---- Information shown

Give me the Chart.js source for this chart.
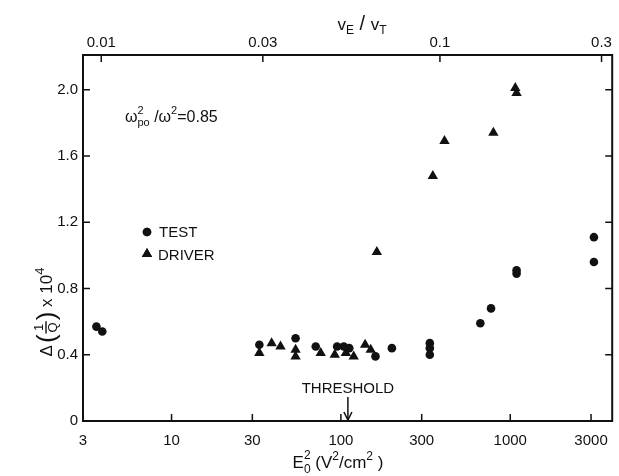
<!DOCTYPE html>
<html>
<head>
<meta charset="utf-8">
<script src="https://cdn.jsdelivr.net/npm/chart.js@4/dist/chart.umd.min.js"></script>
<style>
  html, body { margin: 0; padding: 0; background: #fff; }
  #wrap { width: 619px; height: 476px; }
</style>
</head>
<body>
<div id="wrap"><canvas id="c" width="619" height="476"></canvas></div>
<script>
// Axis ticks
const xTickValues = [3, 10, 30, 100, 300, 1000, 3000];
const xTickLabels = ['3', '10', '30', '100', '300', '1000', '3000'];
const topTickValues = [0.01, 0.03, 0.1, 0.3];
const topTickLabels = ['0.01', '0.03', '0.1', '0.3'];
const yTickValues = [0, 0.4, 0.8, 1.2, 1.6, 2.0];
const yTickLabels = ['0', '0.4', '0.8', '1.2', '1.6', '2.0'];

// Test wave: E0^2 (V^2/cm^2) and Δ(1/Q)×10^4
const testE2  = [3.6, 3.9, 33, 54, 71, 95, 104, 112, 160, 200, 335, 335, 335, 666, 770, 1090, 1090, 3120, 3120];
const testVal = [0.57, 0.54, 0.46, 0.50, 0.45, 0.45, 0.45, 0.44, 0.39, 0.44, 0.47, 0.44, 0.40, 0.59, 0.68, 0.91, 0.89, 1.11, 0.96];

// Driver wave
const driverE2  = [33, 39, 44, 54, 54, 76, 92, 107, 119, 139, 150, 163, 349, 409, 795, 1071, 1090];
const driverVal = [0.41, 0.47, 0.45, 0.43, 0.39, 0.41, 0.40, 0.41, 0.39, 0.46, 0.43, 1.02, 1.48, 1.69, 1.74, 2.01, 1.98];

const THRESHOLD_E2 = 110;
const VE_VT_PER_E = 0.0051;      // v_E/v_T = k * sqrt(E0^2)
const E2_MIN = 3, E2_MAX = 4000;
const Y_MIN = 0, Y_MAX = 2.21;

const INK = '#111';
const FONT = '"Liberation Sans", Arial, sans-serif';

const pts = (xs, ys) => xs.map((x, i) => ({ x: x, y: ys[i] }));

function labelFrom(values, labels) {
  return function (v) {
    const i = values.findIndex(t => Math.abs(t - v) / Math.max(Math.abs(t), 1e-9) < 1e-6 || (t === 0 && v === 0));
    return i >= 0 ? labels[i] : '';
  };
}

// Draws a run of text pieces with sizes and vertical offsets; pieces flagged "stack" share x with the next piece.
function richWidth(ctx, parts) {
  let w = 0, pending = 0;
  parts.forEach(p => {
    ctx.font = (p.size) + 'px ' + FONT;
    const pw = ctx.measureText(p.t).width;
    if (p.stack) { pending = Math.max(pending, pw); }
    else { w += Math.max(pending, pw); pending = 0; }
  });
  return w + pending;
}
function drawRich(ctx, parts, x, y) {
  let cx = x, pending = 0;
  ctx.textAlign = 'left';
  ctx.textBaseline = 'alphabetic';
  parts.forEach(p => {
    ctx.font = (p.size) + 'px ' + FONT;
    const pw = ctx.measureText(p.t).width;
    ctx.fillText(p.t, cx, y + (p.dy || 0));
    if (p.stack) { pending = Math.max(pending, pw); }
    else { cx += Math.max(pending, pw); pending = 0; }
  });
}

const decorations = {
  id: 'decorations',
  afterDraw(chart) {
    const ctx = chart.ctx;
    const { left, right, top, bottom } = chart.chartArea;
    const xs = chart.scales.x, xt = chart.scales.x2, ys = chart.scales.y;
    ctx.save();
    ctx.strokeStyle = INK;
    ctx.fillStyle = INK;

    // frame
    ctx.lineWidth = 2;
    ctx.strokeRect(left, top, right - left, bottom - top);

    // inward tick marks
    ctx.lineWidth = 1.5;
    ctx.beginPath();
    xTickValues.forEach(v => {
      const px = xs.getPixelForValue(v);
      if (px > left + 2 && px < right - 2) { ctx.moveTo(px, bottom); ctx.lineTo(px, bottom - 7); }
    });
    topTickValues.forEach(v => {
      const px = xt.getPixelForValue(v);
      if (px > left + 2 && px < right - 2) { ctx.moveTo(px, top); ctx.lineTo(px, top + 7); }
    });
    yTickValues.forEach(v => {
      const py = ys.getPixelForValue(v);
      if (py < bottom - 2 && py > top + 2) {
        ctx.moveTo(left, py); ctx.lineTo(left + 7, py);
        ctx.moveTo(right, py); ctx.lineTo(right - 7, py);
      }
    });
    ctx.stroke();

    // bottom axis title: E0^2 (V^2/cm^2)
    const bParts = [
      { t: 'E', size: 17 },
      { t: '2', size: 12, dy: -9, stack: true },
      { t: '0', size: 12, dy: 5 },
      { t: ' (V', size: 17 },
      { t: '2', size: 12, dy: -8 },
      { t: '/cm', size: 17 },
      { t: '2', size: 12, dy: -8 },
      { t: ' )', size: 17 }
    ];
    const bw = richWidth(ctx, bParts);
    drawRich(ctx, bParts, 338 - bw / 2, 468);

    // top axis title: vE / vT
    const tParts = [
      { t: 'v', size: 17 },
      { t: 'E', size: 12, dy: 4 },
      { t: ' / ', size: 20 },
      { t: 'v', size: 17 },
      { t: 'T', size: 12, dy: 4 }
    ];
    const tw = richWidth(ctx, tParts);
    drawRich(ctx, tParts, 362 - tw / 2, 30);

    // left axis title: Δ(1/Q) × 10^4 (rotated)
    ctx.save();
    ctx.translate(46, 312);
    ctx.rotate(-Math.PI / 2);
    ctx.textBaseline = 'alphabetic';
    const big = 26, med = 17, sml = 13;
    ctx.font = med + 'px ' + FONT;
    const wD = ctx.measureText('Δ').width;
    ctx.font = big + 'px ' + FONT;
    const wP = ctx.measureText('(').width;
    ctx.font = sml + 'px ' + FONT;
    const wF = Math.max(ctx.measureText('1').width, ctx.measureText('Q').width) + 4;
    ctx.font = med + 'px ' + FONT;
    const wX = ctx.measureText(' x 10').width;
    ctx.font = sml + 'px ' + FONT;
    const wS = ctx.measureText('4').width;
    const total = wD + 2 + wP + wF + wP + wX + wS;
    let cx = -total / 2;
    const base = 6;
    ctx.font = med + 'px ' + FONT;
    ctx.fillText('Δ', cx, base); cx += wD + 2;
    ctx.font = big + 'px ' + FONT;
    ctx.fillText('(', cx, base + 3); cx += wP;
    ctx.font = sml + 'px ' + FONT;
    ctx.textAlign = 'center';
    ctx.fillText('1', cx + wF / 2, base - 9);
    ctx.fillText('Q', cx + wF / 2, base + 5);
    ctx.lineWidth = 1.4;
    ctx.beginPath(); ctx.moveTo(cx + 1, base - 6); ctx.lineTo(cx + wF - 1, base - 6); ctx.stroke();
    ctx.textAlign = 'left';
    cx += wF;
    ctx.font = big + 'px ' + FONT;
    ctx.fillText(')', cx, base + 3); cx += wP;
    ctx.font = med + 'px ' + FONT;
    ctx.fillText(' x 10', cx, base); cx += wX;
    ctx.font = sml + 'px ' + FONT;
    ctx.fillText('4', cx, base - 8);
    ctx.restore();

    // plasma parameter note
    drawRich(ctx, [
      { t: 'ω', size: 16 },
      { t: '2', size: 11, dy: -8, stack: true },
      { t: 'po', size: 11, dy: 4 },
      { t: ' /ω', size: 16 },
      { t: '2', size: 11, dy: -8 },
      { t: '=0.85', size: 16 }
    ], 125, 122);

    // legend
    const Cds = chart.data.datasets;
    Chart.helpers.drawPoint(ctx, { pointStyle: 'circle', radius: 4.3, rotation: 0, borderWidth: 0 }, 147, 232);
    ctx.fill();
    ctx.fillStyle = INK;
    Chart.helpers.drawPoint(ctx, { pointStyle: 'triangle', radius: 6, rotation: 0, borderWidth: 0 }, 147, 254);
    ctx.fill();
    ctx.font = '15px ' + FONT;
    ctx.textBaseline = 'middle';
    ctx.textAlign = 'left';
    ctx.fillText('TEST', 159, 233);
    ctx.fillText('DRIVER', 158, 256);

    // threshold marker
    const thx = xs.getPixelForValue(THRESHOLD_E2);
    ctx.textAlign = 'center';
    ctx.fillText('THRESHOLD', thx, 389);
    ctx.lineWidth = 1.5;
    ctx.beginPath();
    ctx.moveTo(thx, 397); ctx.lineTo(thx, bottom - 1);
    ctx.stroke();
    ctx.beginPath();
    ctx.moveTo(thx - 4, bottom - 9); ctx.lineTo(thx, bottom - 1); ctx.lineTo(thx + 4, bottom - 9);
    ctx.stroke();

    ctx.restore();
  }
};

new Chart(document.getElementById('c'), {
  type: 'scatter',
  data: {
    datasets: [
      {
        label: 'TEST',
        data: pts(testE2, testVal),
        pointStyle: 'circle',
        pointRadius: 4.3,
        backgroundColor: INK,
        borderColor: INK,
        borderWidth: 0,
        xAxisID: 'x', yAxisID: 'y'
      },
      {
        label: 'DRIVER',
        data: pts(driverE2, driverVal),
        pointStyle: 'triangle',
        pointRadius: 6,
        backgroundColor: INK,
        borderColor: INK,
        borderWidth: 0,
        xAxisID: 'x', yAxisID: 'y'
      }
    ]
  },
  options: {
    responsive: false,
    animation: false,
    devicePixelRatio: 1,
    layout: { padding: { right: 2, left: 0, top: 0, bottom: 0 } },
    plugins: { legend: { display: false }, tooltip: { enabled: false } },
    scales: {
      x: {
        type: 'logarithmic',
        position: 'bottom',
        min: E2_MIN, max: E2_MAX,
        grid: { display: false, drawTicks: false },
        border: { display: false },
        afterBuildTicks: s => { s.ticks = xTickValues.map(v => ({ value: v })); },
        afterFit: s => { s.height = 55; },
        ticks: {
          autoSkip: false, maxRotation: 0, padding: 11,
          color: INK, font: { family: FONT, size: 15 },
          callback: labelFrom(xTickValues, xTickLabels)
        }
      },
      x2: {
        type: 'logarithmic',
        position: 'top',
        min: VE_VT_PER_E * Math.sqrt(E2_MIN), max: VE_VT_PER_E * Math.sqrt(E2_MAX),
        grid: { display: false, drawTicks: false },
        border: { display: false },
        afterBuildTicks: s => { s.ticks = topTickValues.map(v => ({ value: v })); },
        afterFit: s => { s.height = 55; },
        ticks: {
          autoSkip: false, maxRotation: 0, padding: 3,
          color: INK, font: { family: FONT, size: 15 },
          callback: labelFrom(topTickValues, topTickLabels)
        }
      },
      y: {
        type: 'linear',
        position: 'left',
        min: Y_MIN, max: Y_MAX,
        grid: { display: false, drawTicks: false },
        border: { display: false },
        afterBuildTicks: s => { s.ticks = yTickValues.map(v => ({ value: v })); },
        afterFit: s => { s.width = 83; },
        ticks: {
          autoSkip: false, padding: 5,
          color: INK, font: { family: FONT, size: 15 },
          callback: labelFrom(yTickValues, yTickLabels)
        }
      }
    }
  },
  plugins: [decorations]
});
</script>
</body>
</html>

--------
---- Information shown

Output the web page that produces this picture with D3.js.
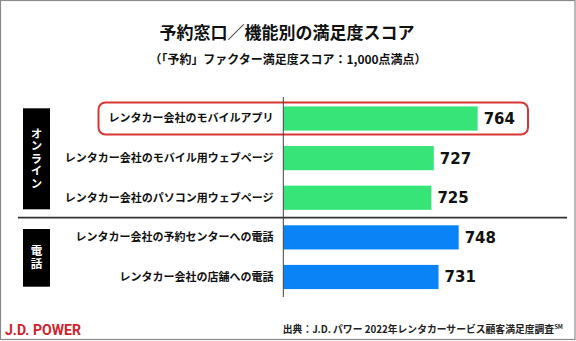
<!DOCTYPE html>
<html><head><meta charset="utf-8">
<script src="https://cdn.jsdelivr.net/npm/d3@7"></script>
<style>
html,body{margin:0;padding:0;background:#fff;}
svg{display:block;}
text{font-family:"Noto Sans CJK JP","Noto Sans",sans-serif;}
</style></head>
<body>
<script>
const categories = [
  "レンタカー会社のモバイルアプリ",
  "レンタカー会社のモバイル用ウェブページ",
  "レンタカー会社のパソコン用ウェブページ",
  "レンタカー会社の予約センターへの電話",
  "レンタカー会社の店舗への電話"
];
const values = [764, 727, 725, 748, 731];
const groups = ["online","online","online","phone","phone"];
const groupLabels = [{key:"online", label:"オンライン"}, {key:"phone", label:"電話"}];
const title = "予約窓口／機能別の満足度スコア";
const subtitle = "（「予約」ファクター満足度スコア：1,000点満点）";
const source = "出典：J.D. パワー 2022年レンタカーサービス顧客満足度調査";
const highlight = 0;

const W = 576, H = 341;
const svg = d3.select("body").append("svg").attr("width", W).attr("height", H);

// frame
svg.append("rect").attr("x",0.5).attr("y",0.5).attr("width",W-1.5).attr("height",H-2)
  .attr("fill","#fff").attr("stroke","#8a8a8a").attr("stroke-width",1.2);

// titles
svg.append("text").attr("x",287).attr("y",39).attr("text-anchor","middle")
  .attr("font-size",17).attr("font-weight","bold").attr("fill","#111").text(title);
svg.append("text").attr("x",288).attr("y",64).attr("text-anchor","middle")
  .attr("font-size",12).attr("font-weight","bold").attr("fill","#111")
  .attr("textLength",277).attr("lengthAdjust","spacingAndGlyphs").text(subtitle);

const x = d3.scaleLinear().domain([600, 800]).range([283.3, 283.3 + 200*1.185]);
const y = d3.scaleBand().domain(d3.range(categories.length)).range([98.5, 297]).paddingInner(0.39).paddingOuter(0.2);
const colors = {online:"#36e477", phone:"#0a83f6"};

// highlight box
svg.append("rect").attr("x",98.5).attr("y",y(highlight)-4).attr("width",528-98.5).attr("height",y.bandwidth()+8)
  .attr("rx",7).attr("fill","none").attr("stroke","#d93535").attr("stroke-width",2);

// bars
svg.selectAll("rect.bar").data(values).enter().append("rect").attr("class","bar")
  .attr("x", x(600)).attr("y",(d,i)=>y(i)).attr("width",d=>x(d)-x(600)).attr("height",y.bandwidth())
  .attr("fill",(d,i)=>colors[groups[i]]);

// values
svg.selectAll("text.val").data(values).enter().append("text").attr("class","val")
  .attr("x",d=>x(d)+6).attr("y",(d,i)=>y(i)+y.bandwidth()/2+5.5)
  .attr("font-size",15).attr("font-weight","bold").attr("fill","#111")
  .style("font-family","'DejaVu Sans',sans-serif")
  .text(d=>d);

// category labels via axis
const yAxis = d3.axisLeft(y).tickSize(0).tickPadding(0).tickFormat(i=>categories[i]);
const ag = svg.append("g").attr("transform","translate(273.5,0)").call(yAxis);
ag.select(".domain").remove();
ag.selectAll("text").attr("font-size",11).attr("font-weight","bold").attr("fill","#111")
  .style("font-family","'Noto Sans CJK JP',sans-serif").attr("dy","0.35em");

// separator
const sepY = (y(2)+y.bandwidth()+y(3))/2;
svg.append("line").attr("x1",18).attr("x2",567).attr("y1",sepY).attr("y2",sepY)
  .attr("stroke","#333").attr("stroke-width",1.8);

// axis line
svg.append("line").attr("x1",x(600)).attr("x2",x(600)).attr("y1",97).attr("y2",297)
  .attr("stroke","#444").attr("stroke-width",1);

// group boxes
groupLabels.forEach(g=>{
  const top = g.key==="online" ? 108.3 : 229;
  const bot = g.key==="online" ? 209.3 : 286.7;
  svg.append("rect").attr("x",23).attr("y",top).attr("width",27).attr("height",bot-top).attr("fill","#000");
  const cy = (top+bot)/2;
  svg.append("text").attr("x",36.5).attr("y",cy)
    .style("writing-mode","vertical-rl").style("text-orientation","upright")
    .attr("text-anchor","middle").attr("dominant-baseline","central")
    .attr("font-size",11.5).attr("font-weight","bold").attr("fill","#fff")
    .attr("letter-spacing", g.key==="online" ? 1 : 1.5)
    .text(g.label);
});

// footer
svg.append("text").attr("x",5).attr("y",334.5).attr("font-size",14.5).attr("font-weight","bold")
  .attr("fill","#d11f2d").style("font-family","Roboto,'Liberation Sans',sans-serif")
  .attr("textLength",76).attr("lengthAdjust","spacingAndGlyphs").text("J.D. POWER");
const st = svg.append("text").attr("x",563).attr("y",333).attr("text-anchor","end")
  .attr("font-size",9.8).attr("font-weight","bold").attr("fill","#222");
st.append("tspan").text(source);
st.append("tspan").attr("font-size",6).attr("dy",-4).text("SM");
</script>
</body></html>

--------
---- Information shown

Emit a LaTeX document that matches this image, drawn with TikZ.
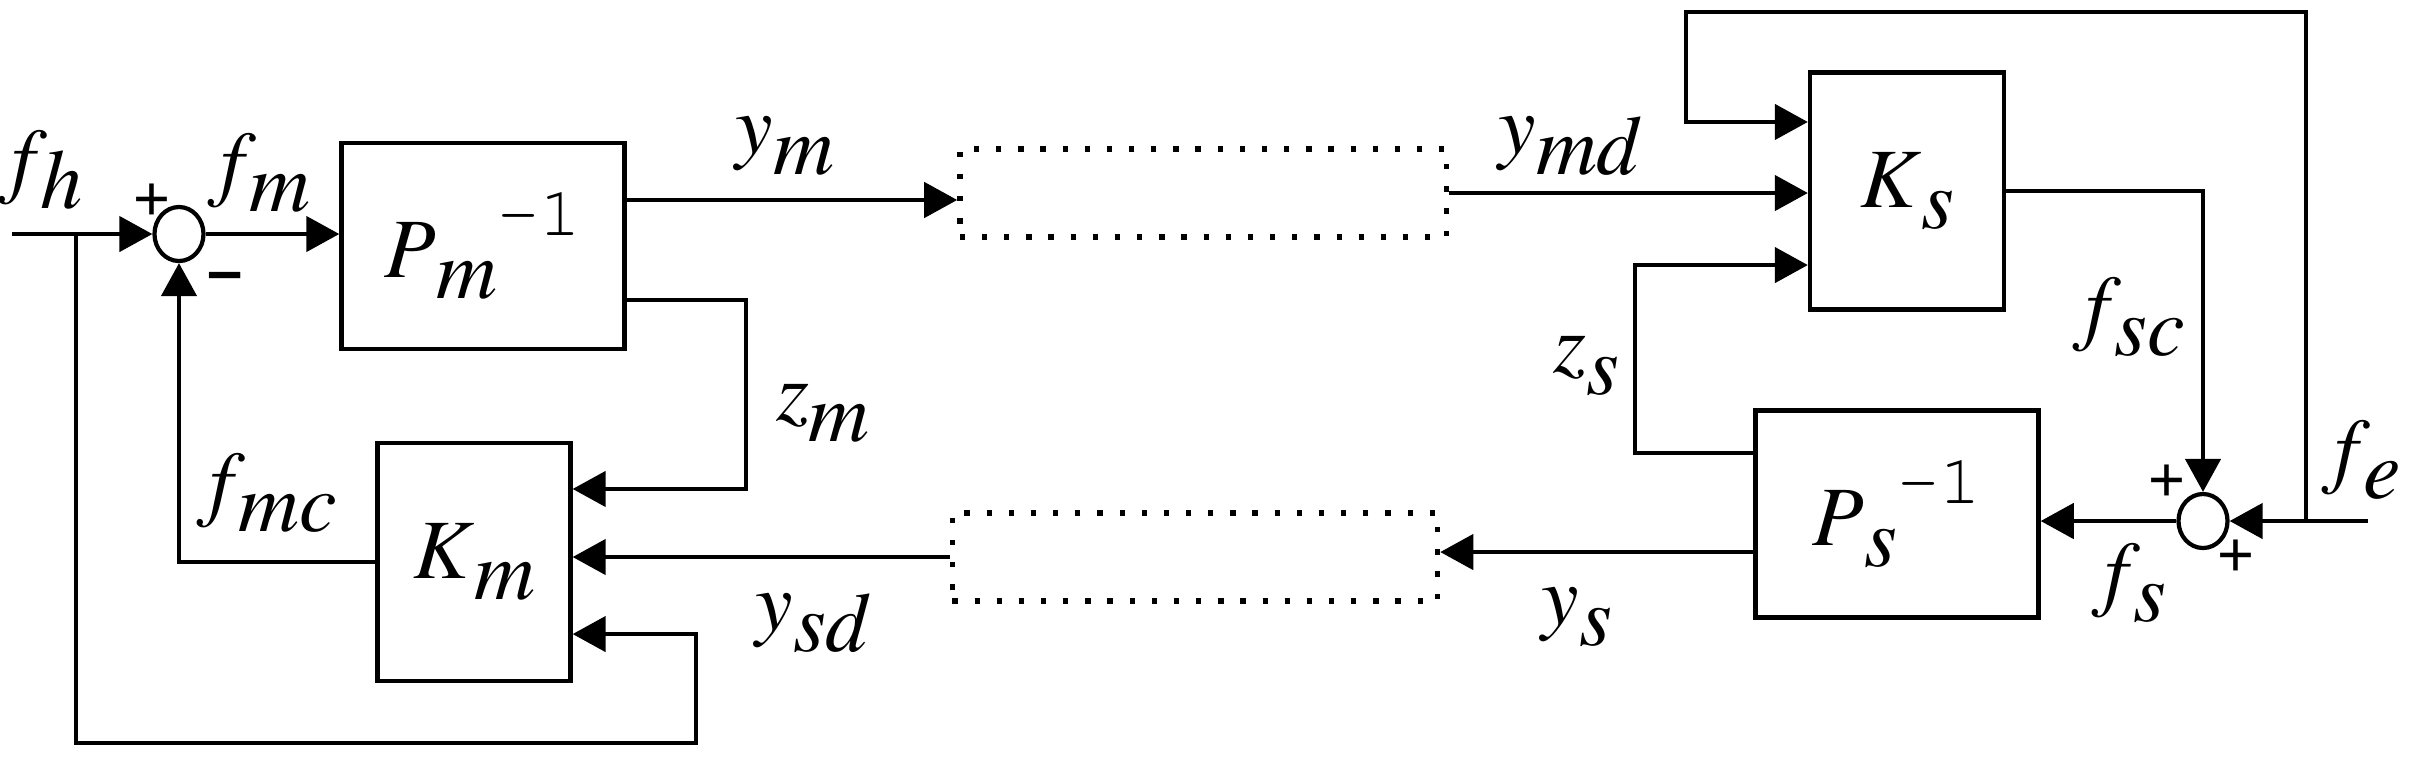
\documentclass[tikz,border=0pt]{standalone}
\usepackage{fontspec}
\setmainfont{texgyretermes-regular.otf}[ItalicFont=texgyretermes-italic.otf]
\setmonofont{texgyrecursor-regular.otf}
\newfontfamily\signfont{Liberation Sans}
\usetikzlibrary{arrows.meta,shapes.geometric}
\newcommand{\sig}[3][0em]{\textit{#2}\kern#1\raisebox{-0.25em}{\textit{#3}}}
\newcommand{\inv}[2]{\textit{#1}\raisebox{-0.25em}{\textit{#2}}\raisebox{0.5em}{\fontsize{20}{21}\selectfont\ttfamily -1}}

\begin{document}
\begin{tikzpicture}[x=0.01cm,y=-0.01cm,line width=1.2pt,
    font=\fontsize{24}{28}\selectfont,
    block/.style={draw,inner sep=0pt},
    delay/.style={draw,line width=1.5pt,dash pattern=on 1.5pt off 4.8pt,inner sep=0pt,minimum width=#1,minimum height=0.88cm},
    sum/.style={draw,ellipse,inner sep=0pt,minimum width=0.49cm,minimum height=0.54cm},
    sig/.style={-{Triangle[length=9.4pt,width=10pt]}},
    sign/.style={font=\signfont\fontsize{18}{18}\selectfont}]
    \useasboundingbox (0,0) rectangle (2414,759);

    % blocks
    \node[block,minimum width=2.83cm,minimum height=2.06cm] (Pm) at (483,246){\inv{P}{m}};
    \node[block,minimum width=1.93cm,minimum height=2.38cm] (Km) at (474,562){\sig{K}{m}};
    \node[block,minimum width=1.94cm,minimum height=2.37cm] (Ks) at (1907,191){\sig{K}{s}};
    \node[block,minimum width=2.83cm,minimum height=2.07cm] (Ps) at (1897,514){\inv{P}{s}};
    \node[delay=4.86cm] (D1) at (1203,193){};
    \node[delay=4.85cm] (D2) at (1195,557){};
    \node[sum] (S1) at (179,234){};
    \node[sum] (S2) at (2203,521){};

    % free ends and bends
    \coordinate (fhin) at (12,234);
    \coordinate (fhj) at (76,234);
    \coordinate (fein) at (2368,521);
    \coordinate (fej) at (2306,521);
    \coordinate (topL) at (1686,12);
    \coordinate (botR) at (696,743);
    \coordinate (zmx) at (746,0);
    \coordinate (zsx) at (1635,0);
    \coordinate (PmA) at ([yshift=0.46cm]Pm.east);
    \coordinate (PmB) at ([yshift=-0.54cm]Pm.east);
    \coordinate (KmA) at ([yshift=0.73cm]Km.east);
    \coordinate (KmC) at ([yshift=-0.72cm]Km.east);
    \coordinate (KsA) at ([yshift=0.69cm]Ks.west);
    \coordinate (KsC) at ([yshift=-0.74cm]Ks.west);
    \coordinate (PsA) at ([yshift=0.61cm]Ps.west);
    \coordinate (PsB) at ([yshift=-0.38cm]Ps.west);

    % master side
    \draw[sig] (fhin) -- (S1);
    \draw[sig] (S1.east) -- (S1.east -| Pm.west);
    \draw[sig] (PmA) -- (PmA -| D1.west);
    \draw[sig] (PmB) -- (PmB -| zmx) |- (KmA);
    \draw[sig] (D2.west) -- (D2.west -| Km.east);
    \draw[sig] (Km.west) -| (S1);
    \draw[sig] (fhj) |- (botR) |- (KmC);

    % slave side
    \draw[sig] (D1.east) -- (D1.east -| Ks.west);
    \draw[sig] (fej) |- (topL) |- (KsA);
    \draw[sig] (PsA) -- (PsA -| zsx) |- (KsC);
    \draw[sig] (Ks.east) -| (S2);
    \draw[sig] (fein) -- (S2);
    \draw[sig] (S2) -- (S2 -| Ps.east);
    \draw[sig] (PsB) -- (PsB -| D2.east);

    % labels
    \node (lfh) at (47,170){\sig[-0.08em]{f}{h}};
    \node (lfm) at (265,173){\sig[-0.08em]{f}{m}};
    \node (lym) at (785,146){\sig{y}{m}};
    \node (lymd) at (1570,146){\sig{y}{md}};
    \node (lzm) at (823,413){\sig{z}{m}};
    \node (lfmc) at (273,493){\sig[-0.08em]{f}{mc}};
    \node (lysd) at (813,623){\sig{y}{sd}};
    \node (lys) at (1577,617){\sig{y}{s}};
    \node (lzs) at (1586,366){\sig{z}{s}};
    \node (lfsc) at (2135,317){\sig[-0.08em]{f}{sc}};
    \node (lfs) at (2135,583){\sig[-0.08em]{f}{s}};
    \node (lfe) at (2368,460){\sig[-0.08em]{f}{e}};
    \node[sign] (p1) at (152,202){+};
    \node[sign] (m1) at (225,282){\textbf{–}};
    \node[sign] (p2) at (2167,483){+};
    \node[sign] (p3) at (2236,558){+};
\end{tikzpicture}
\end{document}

--------

* _Written instruction_
Nothing but a number is needed here: how many lines hold the string "that"?

* _Reply_
2